El amor como un sustrato afectivo

¿Qué implica esta metáfora? La palabra sustrato nos lleva a pensar desde disciplinas diversas. Por ejemplo:

  • En la botánica, el sustrato es el medio físico donde las plantas se fijan, de donde obtienen tanto estabilidad como los nutrientes necesarios para crecer. Es el lugar donde echan raíces y que permite su desarrollo.

  • En la geología, es una base subyacente en donde se van superponiendo capas. Un suelo que da soporte y determina la estabilidad de lo que se construye encima.

  • En la lingüística, representa la influencia de una lengua o cultura previa que persiste en otra posterior, manifiesta tanto en acentuaciones como en palabras y estructuras gramaticales. Una herencia cultural viva que opera intergeneracionalmente y adquiere forma de acuerdo a su contexto.

  • En filosofía, un sustrato es aquello que subyace a las propiedades de los fenómenos, más allá de sus apariencias.

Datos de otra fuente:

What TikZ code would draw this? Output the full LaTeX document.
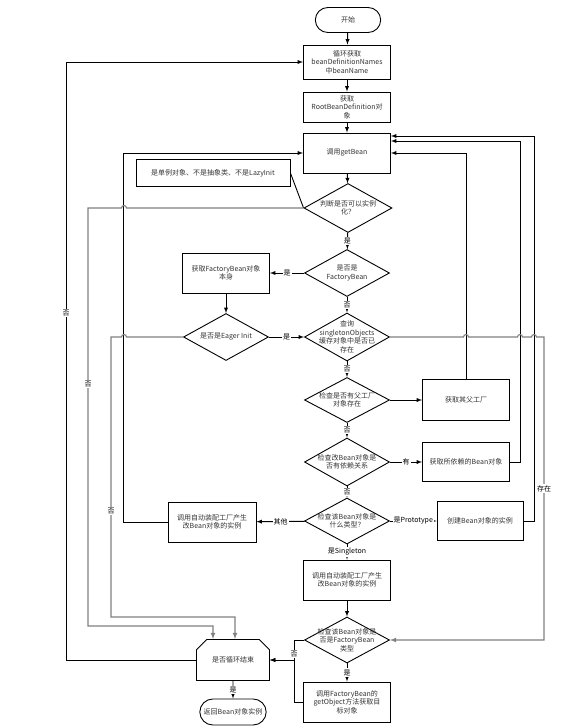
\documentclass[tikz,border=0pt]{standalone}
\usepackage{fontspec}
\setmainfont{Noto Sans CJK SC}
\usepackage{tikz}
\usetikzlibrary{arrows,shapes.geometric,shapes.misc}

\begin{document}
\begin{tikzpicture}[x=1pt, y=-1pt, line width=.9pt, >=latex]
\useasboundingbox (0,0) rectangle (579,728);
\tikzstyle{every node} = [font=\fontsize{7}{8.5}\selectfont, text=black!80, align=center]
\tikzstyle{box} = [draw, rectangle, minimum width=87, minimum height=40, inner sep=1pt]
\tikzstyle{dia} = [draw, diamond, aspect=1.8, minimum width=85, minimum height=47, inner xsep=-12pt, inner ysep=-4pt]
\tikzstyle{term} = [draw, rounded rectangle, minimum width=72, minimum height=25]
\tikzstyle{lab} = [fill=white, inner sep=1pt, text=black]
\tikzstyle{gl} = [black!50, line width=1.1pt]
% main column
\node[term] (st) at (348,20) {开始};
\node[box, minimum height=34] (b1) at (347,62) {循环获取\\beanDefinitionNames\\中beanName};
\node[box, minimum height=30] (b2) at (347,107) {获取\\RootBeanDefinition对\\象};
\node[box] (gb) at (347,153) {调用getBean};
\node[box, minimum width=154, minimum height=27] (nt) at (213,173) {是单例对象、不是抽象类、不是LazyInit};
\node[dia, minimum width=88, minimum height=49] (d1) at (348,208) {判断是否可以实例\\化？};
\node[dia] (d2) at (347,273) {是否是\\FactoryBean};
\node[box] (fb) at (226,273) {获取FactoryBean对象\\本身};
\node[dia] (d3) at (226,337) {是否是Eager Init};
\node[dia, minimum height=48] (d4) at (347,337) {查询\\singletonObjects\\缓存对象中是否已\\存在};
\node[dia, minimum height=45] (d5) at (347,400) {检查是否有父工厂\\对象存在};
\node[box, minimum height=41] (pf) at (466,400) {获取其父工厂};
\node[dia, minimum height=48] (d6) at (347,462) {检查改Bean对象是\\否有依赖关系};
\node[box, minimum height=39] (dep) at (466,462) {获取所依赖的Bean对象};
\node[dia, minimum height=46] (d7) at (347,521) {检查该Bean对象是\\什么类型？};
\node[box, minimum width=88] (aw1) at (212,522) {调用自动装配工厂产生\\改Bean对象的实例};
\node[box, minimum width=86, minimum height=39] (pr) at (480,521) {创建Bean对象的实例};
\node[box] (aw2) at (347,580) {调用自动装配工厂产生\\改Bean对象的实例};
\node[dia, minimum height=46] (d8) at (347,640) {检查该Bean对象是\\否是FactoryBean\\类型};
\node[box] (go) at (347,702) {调用FactoryBean的\\getObject方法获取目\\标对象};
\node[draw, chamfered rectangle, chamfered rectangle corners={north west,north east},
  chamfered rectangle xsep=7pt, minimum width=73, minimum height=41] (lp) at (233,660) {是否循环结束};
\node[term, minimum width=73, minimum height=26] (en) at (233,712) {返回Bean对象实例};
\coordinate (j) at (294,660);
% connectors
\draw[->] (st) -- (b1);
\draw[->] (b1) -- (b2);
\draw[->] (b2) -- (gb);
\draw[->] (gb) -- (d1);
\draw (nt.east) -- (d1.west);
\draw[->] (d1) -- node[lab]{是} (d2);
\draw[->] (d2) -- node[lab]{是} (fb);
\draw[->] (fb) -- (d3);
\draw[->] (d3) -- node[lab]{是} (d4);
\draw[->] (d2) -- node[lab]{否} (d4);
\draw[->] (d4) -- node[lab]{否} (d5);
\draw[->] (d5) -- (pf);
\draw[->] (pf.north) |- (gb.east);
\draw[->] (d5) -- node[lab]{否} (d6);
\draw[->] (d6) -- node[lab]{有} (dep);
\draw[->] (dep.east) -- ++(10.5,0) |- ([yshift=12pt]gb.east);
\draw[->] (d6) -- node[lab]{否} (d7);
\draw[->] (d7) -- node[lab]{其他} (aw1);
\draw[->] (aw1.west) -- ++(-44,0) |- (gb.west);
\draw[->] (d7) -- node[lab]{是Prototype} (pr);
\draw[->] (pr.east) -- ++(11,0) |- ([yshift=17pt]gb.east);
\draw[->] (d7) -- node[lab]{是Singleton} (aw2);
\draw[->] (aw2) -- (d8);
\draw[->] (d8) -- node[lab]{是} (go);
\draw[->] (d8.west) -| node[lab, pos=.85]{否} (j) -- (lp.east);
\draw[->] (go.west) -| (j) -- (lp.east);
\draw[->] (lp) -- node[lab]{是} (en);
\draw[->] (lp.west) -- ++(-130,0) |- node[lab, pos=.29]{否} (b1.west);
% gray loops back
\draw[gl, ->] (d4.east) -- (463.5,337) arc(180:360:2.5) -- (517.5,337) arc(180:360:2.5)
  -- (531.5,337) arc(180:360:2.5) -- (544,337) |- node[lab, pos=.25]{存在} (d8.east);
\draw[gl, ->] (d1.west) -- (126.5,208) arc(0:-180:2.5) -- (88,208)
  |- node[lab, pos=.21]{否} (213,626) -- (213,626 |- lp.north);
\draw[gl, ->] (d3.west) -- (126.5,337) arc(0:-180:2.5) -- (111,337)
  |- node[lab, pos=.31]{否} (235,617) -- (235,617 |- lp.north);
\end{tikzpicture}
\end{document}
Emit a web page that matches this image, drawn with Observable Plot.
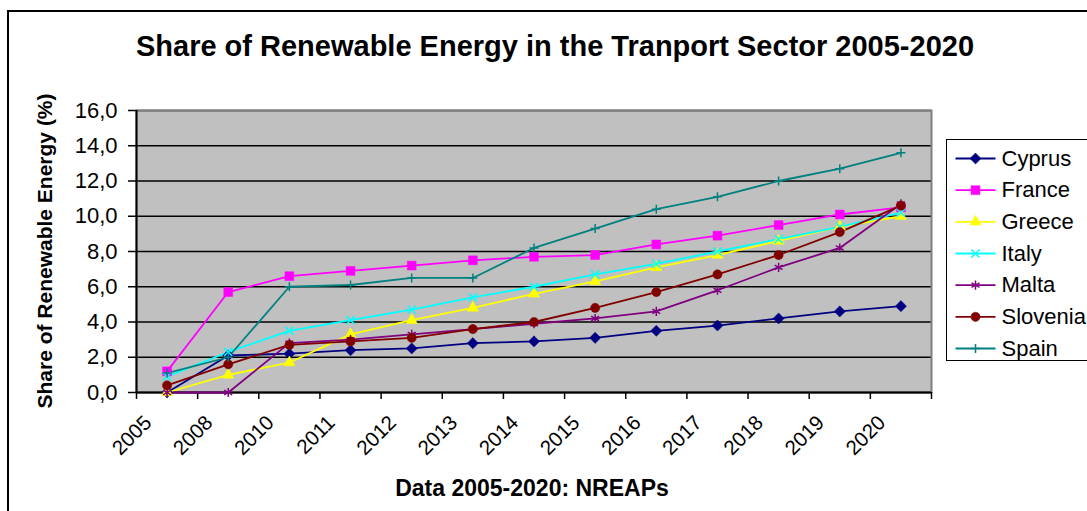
<!DOCTYPE html>
<html>
<head>
<meta charset="utf-8">
<script src="https://cdn.jsdelivr.net/npm/d3@7"></script>
<script src="https://cdn.jsdelivr.net/npm/@observablehq/plot@0.6"></script>
<style>
  html, body { margin: 0; padding: 0; background: #fff; overflow: hidden; }
  #wrap { position: relative; width: 1087px; height: 511px; overflow: hidden; font-family: "Liberation Sans", Arial, sans-serif; }
  #border { position: absolute; left: 7px; top: 10px; width: 2000px; height: 2000px; border-left: 2px solid #000; border-top: 2px solid #000; }
  .t { position: absolute; white-space: nowrap; line-height: 1; font-weight: bold; color: #000; }
  #title { left: 555px; top: 32px; font-size: 29px; transform: translateX(-50%); }
  #ytitle { left: 44px; top: 251px; font-size: 21px; transform: translate(-50%, -50%) rotate(-90deg); }
  #xtitle { left: 532px; top: 477px; font-size: 23px; transform: translateX(-50%); }
  #legbox { position: absolute; left: 946px; top: 139px; width: 200px; height: 220px; border: 1.5px solid #000; }
  #chart, #legend { position: absolute; left: 0; top: 0; }
  #legend { left: 947px; top: 139px; }
</style>
</head>
<body>
<div id="wrap">
  <div id="border"></div>
  <div id="chart"></div>
  <div class="t" id="title">Share of Renewable Energy in the Tranport Sector 2005-2020</div>
  <div class="t" id="ytitle">Share of Renewable Energy (%)</div>
  <div class="t" id="xtitle">Data 2005-2020: NREAPs</div>
  <div id="legbox"></div>
  <div id="legend"></div>
</div>
<script>
const categories = ["2005","2008","2010","2011","2012","2013","2014","2015","2016","2017","2018","2019","2020"];
const countries = ["Cyprus","France","Greece","Italy","Malta","Slovenia","Spain"];
const cyprus   = [0.0, 2.1, 2.2, 2.4, 2.5, 2.8, 2.9, 3.1, 3.5, 3.8, 4.2, 4.6, 4.9];
const france   = [1.2, 5.7, 6.6, 6.9, 7.2, 7.5, 7.7, 7.8, 8.4, 8.9, 9.5, 10.1, 10.5];
const greece   = [0.0, 1.0, 1.7, 3.3, 4.1, 4.8, 5.6, 6.3, 7.1, 7.8, 8.6, 9.4, 10.0];
const italy    = [0.9, 2.3, 3.5, 4.1, 4.7, 5.4, 6.0, 6.7, 7.3, 8.0, 8.7, 9.4, 10.2];
const malta    = [0.0, 0.0, 2.8, 3.0, 3.3, 3.6, 3.9, 4.2, 4.6, 5.8, 7.1, 8.2, 10.7];
const slovenia = [0.4, 1.6, 2.7, 2.9, 3.1, 3.6, 4.0, 4.8, 5.7, 6.7, 7.8, 9.1, 10.6];
const spain    = [1.1, 2.0, 6.0, 6.1, 6.5, 6.5, 8.2, 9.3, 10.4, 11.1, 12.0, 12.7, 13.6];
const yTicks = [0, 2, 4, 6, 8, 10, 12, 14, 16];

// styles (kept apart from the data)
const colors  = ["#000080", "#FF00FF", "#FFFF00", "#00FFFF", "#800080", "#800000", "#008080"];
const symbols = ["diamond2", "square", "triangle", "times", "asterisk", "circle", "plus"];
const filled  = [true, true, true, false, false, true, false];
const radii   = [5, 5, 4.2, 3.8, 4.3, 4.6, 3.0];

const seriesValues = [cyprus, france, greece, italy, malta, slovenia, spain];
const data = countries.flatMap((c, k) => seriesValues[k].map((v, i) => ({country: c, k, i, v})));

const fmt = d => d.toFixed(1).replace(".", ",");

const dotMarks = countries.map((c, k) => {
  const d = data.filter(e => e.k === k);
  return filled[k]
    ? Plot.dot(d, {x: "i", y: "v", symbol: symbols[k], r: radii[k], fill: colors[k], stroke: colors[k], strokeWidth: 0.5})
    : Plot.dot(d, {x: "i", y: "v", symbol: symbols[k], r: radii[k], fill: "none", stroke: colors[k], strokeWidth: 1.5});
});

const chart = Plot.plot({
  width: 1087, height: 511,
  marginLeft: 136, marginRight: 156, marginTop: 110, marginBottom: 119,
  style: {fontFamily: "'Liberation Sans', Arial, sans-serif", background: "transparent", color: "#000", overflow: "visible"},
  x: {domain: [-0.5, categories.length - 0.5], axis: null},
  y: {domain: [0, 16], axis: null},
  marks: [
    Plot.frame({fill: "#c0c0c0", stroke: null}),
    Plot.gridY(yTicks, {stroke: "#000", strokeOpacity: 1, strokeWidth: 1.5}),
    Plot.frame({stroke: "#808080", strokeWidth: 2}),
    Plot.ruleX([-0.5], {stroke: "#000", strokeWidth: 2}),
    Plot.ruleY([0], {stroke: "#000", strokeWidth: 2}),
    Plot.axisY({ticks: yTicks, tickFormat: fmt, tickSize: 8, tickPadding: 11, fontSize: 22, label: null, strokeWidth: 1.5}),
    Plot.axisX({ticks: d3.range(-0.5, categories.length), tickFormat: () => "", tickSize: 7, label: null, strokeWidth: 1.5}),
    Plot.axisX({ticks: d3.range(categories.length), tickFormat: i => categories[i], tickSize: 0, tickRotate: -45, fontSize: 20.5, label: null, dx: -19, dy: 15}),
    Plot.line(data, {x: "i", y: "v", z: "country", stroke: d => colors[d.k], strokeWidth: 1.8}),
    ...dotMarks
  ]
});
document.getElementById("chart").appendChild(chart);

// legend, drawn with Plot from the same arrays
const legData = countries.map((c, k) => ({country: c, k}));
const legend = Plot.plot({
  width: 140, height: 222, margin: 0,
  style: {fontFamily: "'Liberation Sans', Arial, sans-serif", background: "transparent", color: "#000", overflow: "visible"},
  x: {domain: [0, 1], range: [8, 48], axis: null},
  y: {domain: [0, countries.length - 1], range: [19, 209], axis: null},
  marks: [
    Plot.link(legData, {x1: 0, x2: 1, y1: "k", y2: "k", stroke: d => colors[d.k], strokeWidth: 1.8}),
    ...legData.map(d => filled[d.k]
      ? Plot.dot([d], {x: 0.5, y: "k", symbol: symbols[d.k], r: radii[d.k], fill: colors[d.k], stroke: colors[d.k], strokeWidth: 0.5})
      : Plot.dot([d], {x: 0.5, y: "k", symbol: symbols[d.k], r: radii[d.k], fill: "none", stroke: colors[d.k], strokeWidth: 1.5})),
    Plot.text(legData, {x: 1, y: "k", text: "country", textAnchor: "start", dx: 6, fontSize: 22, fill: "#000"})
  ]
});
document.getElementById("legend").appendChild(legend);
</script>
</body>
</html>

No son cualidades visibles, aunque dotan de sentido y particularidad a los fenómenos, permitiéndoles ser lo que son.

Estas metáforas nos invitan a reflexionar sobre el amor como algo situado, un terreno fértil que permite el crecimiento en condiciones favorables, cuya estabilidad es dinámica, a veces silenciosa, a veces temblorosa. Un proceso vivo que se teje en la interacción cotidiana entre seres y personas de diferentes generaciones, quienes confieren sentido a nuestro ser y a nuestros vínculos.

Amar como elección y consentimiento

A nosotras nos gusta pensar en el amor como una decisión, es decir, como un acto tanto de autonomía como de compromiso. Resaltamos su carácter activo y continuo, centrado en el bienestar mutuo, lo cual implica poner nuestra libertad al servicio de construir y sostener relaciones. En este sentido, nuestras elecciones amorosas expresan una autonomía relacional, interdependiente, que nos permite ser parte activa de nuestras formas de vincularnos.

Sentirnos cuidadxs, cuidarse a sí para cuidar a otra persona y evitar los daños, son actos que requieren atención, confianza, complicidad, apoyo mutuo, así como disfrute, felicidad y satisfacción.

En conclusión, sentimos que amar y cuidar son compatibles, cuando así se decide. Este binomio conforma una estrategia fundamental para sostenernos en un mundo desigual. Desde la atención cotidiana hasta los gestos más profundos de apoyo, el amor consciente, atento y elegido nos invita a transformar nuestras relaciones, nuestras comunidades y a nosotrxs mismxs. Elegir el amor como práctica cotidiana es un acto ético y político: una manera de resistir, construir y sostener la vida.

*Referencias:

Rea Gómez, Daniela (2022). Fruto. Ediciones Antílope.